I’m genuinely happy with this way of life — using the city as my home, and learning what it means to be a part of it.

I’m relatively young. Things will change — but right now this works for me.

Of course there’s nothing “wrong” with the way of life in the states — it has its pros and cons, just as life in Europe does, Asia, South America and Africa and even Antarctica.

Life in the U.S. is just different from what I’m experiencing here, and I’m honestly considering what to make of that.

I don’t feel alone. I don’t have culture shock. I’m happy.

Instead of going to the gym like I might at home, I essentially hiked across Lisbon to this park, did pushups on a park bench along the way, climbed a lot of stairs, and did some other exercises while looking at the river and taking in its salty breeze.
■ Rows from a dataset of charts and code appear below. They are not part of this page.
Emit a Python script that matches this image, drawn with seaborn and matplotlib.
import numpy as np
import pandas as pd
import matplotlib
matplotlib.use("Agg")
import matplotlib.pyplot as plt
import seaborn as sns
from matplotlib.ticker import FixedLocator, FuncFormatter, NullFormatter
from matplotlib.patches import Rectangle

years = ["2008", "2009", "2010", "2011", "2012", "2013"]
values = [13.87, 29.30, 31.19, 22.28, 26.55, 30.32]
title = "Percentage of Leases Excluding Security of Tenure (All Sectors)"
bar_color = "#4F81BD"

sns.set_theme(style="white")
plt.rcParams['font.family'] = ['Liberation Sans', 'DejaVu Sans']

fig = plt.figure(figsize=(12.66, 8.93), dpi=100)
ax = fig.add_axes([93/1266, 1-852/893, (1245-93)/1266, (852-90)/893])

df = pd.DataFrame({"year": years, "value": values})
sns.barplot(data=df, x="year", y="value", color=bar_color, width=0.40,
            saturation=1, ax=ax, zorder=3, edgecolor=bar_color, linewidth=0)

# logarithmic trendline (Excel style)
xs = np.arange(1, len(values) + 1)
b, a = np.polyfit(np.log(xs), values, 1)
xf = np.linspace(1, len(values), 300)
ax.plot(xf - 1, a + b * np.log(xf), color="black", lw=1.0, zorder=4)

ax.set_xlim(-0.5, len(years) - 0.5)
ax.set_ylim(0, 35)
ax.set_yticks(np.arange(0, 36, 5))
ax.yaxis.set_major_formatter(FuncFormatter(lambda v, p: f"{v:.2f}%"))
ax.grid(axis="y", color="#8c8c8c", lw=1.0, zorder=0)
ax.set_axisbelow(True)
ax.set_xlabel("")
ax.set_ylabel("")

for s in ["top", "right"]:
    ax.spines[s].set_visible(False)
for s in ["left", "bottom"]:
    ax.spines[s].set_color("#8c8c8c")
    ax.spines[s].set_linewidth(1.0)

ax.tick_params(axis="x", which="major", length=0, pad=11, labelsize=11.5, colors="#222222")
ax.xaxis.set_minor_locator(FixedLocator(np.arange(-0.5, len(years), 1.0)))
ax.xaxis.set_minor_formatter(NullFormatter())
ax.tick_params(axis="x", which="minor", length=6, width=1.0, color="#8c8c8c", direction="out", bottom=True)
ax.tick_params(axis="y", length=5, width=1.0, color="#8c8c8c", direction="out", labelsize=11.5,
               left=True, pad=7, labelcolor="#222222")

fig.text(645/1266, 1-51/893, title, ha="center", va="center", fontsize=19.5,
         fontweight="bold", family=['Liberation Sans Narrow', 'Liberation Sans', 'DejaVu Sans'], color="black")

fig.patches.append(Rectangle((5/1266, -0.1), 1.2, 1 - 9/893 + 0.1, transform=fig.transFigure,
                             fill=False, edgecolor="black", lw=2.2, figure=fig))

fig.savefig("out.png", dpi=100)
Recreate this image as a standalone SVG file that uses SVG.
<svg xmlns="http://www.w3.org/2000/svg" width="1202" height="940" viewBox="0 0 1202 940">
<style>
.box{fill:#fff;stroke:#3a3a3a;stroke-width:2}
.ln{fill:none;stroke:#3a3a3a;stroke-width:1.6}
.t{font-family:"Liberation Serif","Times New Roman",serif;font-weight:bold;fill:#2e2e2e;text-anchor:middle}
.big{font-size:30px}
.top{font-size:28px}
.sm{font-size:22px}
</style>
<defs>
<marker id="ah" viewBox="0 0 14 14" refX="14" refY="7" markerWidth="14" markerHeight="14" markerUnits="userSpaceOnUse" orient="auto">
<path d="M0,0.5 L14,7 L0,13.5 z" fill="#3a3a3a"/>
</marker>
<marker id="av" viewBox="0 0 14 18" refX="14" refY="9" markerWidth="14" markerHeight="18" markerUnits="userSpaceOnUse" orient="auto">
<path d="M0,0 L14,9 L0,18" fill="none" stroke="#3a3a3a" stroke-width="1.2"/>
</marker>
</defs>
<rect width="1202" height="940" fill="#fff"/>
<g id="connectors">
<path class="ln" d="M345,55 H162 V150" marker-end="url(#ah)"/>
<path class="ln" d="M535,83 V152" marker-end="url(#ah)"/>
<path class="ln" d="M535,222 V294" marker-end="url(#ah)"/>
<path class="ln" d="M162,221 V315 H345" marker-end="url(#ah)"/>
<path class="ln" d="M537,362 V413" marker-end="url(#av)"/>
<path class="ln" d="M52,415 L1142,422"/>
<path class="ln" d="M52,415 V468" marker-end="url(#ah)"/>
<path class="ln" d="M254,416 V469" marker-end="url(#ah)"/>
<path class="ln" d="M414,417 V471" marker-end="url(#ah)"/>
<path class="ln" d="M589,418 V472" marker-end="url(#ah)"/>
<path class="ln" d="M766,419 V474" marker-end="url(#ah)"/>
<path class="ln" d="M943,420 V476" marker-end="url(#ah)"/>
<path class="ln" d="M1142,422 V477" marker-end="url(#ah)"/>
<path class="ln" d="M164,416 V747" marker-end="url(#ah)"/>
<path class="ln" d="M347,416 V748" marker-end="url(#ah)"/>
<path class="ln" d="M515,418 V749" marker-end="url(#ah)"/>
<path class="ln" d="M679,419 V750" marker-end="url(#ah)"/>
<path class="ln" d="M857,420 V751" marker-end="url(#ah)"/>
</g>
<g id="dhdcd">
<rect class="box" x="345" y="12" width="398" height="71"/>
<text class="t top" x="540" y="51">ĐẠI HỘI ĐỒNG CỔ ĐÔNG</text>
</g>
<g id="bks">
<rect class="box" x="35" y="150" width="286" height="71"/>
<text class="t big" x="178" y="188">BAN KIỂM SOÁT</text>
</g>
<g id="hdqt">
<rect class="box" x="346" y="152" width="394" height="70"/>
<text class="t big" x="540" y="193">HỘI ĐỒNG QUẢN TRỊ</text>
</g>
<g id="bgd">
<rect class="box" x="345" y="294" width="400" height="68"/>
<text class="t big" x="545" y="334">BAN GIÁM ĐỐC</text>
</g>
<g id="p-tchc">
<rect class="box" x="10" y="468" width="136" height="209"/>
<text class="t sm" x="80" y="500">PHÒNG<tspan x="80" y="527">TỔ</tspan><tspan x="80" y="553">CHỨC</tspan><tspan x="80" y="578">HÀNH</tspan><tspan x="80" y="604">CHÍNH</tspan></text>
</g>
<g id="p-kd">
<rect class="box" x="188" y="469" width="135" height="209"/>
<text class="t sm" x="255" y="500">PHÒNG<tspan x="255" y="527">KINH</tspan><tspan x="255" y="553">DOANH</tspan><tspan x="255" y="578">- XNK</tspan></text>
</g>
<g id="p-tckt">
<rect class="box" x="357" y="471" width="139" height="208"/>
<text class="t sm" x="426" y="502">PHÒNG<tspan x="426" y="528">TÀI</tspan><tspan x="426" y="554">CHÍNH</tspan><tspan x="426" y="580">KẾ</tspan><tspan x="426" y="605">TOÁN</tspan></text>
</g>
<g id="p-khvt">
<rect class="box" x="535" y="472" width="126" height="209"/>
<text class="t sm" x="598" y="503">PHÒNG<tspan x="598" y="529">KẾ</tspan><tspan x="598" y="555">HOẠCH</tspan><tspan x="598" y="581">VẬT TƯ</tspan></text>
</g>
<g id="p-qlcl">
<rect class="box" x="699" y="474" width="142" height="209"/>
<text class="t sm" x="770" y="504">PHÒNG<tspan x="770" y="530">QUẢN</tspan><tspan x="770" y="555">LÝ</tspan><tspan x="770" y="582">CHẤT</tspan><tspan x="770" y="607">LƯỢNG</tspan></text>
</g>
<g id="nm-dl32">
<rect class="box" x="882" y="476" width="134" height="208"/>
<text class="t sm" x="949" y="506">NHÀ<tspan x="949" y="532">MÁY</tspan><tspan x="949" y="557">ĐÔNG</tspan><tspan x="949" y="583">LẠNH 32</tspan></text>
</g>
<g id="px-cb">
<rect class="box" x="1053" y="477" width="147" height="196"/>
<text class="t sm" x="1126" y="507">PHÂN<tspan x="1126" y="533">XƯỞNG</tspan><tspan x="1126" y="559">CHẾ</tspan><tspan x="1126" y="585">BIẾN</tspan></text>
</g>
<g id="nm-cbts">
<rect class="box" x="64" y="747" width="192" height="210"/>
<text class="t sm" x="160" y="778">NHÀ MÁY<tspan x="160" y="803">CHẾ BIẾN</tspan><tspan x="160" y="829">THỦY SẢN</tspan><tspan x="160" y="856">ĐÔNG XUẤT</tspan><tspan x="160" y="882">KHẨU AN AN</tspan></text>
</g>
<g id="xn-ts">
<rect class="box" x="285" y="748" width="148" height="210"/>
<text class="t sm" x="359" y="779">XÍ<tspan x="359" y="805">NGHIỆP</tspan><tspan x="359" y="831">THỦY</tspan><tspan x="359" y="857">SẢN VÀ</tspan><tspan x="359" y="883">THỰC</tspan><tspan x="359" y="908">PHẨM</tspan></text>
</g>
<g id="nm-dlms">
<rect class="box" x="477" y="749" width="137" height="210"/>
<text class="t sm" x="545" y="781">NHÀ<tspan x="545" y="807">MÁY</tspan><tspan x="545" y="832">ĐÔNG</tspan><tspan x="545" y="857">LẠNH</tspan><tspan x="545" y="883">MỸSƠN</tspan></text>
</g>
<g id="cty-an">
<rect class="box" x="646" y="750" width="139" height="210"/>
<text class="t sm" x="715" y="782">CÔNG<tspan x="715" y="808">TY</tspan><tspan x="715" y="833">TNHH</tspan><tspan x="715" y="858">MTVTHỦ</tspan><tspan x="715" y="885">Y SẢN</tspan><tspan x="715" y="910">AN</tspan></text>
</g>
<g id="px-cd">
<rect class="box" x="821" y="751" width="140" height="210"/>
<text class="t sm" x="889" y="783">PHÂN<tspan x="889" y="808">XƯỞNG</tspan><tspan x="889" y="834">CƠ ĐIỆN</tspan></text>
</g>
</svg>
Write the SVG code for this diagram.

My soundtrack was the sound of the wind and the distant chatter of cafés.

I laid in the grass, breathed deeply, then went to Tazza in Giro and had smoked salmon on toast, a green juice and an espresso.

Inspired by my pal Gregory Benedikt’s latest advice to do what makes your palms sweat, I told the lovely waitress that she was pretty ’cause I was feelin’ so good!

I’m experiencing life, challenging it, and discovering who I am.

I know that because my heart feels good; my soul feels nourished, I feel alive.

All I can say is I’m following my heart, and damn, that’s exciting. I think we know when we’re living a life that’s truly ours.

It’s hard to describe, and really can only be felt. Perhaps it’s corny, but there’s no other way to express it.